Putting On a Field Mobilization (Walking)

People walking should expect to spend at least 3 hours, including about an hour of training and travel time, plus 2 hours on the doors.

A. Preparation

Bring refreshments (preferably including coffee if you have a morning start time).

Arrive at the meeting place at least an hour before your announced starting time. That will give you time to set up the room, put out your food and drinks, and hang up your butcher paper and precinct map.

You’ll need the following materials:

• Sign-in sheets with space to record location volunteer goes to. Get their cell phone numbers!

• Large wall precinct map, if available; otherwise, city map with area to be worked marked

• Agenda on butcher paper

• Butcher paper blow-up of voter registration form, if you’re doing voter reg. —you’ll use this for training

• Butcher paper tally sheet for recording the walk results

• Blank butcher paper and markers

• Your cell phone number posted prominently

• Masking tape

• Extra pens

• Precinct packets containing

voter list

instructions for marking voter list

map of precinct

script for ID and/or persuasion

campaign lit

• Campaign signs

B. Check-in

As people arrive, have them sign in. This is the moment to put people in pairs (or more sometimes) and assign them their precincts. You’ll have at least two people working each pecinct. You need to connect ones with cars with those who don’t have them. In any case, give your volunteers their packet right away, so they’ll begin to get familiar with the contents and so they have something to look at while they’re waiting for you to get started.

Record the location assigned to each person next to his or her name on the sign-in sheet.

If you will be working in an area where folks speak a language besides English, try to pair up one English speaker with one speaker of the other language. (This may not always be possible, but it’s a big help when you can achieve it.)

C. The Program

This needs to be a balancing act between getting people out the door and not boring the experienced ones while making sure all volunteers feel fully equipped to do their jobs and know how to succeed. This is hard to get right, but worth working on.

1. Introduce yourself. Briefly review the agenda, which you have posted on butcher paper. If you have 30 people or fewer, have everyone go around and say his or her name. With 20 or fewer, you can also ask for one sentence about why people are care enough to work on campaign (15 minutes)

2. If you have a campaign update for the volunteers, do it here. Share with them any tidbits on how the campaign is working toward victory.(5 minutes)

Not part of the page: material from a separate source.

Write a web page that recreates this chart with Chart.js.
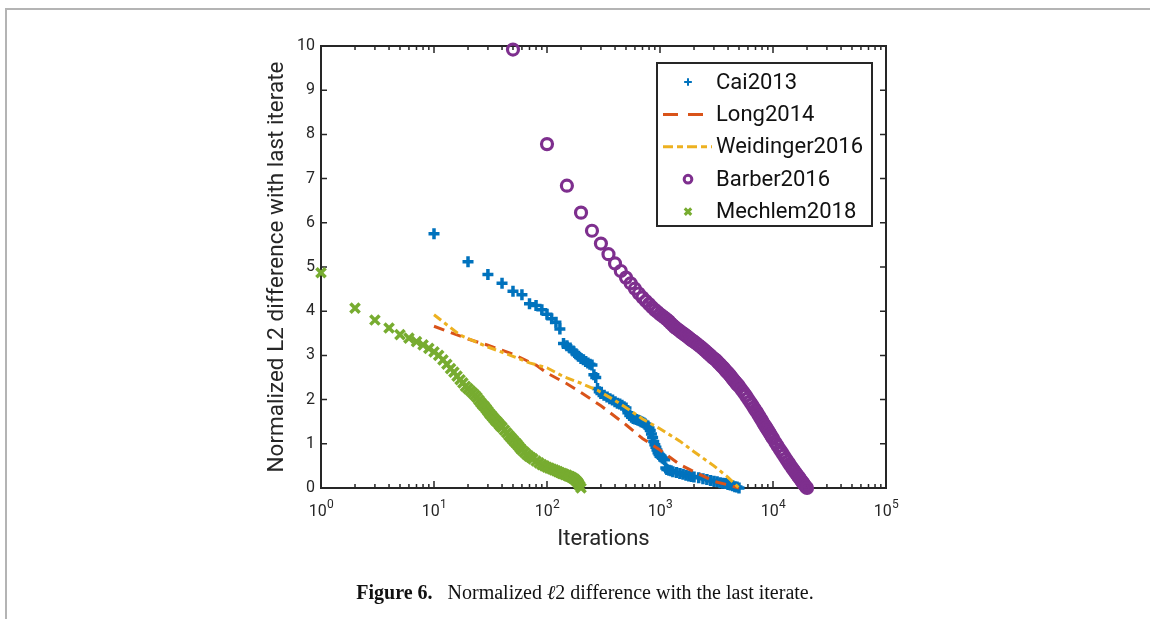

3. The training. (20 minutes)

For the training you will need:

a.  Butcher paper with the main talking points of the campaign..

b. A butcher paper blow up of the Voter Registration affidavit.

c. Sample voter list for each person to look at.

d. A butcher paper listing the goals of the walk (Identify voters, record the results, register, recruit volunteers, posted signs)

e) One or more large maps of the area, preferably with the precincts shown on it.

First go over the goals of the walk. These will include some combination of:

a) Identify our supporters.

b) Record the results on your voter lists. Take the time to get this clear with everyone. It will save a lot of work later.

b) Register people who could vote out way but aren’t registered.

c) Recruit volunteers

d) Get them to post a sign.

Talk them through the script. Do one role play using the voter ID script. Use lively experienced volunteers or, if need be, staff for this. Let the group critique the act: did the walker remember to see whether the person s/he talked with would post a sign, for example?

Take questions but try to keep it short. If individuals really need detailed explanations of anything, don’t let them take over the training – offer to deal with their questions after the send off.

D. The Send-Off (10 minutes)

Make sure people know what time to return to the send-off site. Make sure they have your cell phone number. Emphasize that they must come back and return their materials!!

If people will be traveling some distance from the send-off site, this is the moment when you may have to sort out transportation. Usually there are enough folks with cars to get everyone where they need to go, but occasionally organizers may need to drive people.

E. The Interim

Be sure that at least one organizer stays at the send-off site to catch stragglers and deal with early returners and lost people.

F. The Return

As people return, check them in on the sign-in sheet. Offer them some food and ask them how it went.

Ask them to tally up their results on a big butcher paper tally sheet on the wall: Number of IDs, voter registrations, how many volunteers recruited and how many signs distributed. Record this next to the volunteers’ names on the tally sheet, so they get credit for their work.

It’s great if most folks come back at the same time, so you can do a group debrief, but this doesn’t usually happen. You’ll probably need to debrief each pair, or a few pairs at once.

Thank them for their work!

Sign them up to come back to walk again. And/or see if they want to work a phone bank!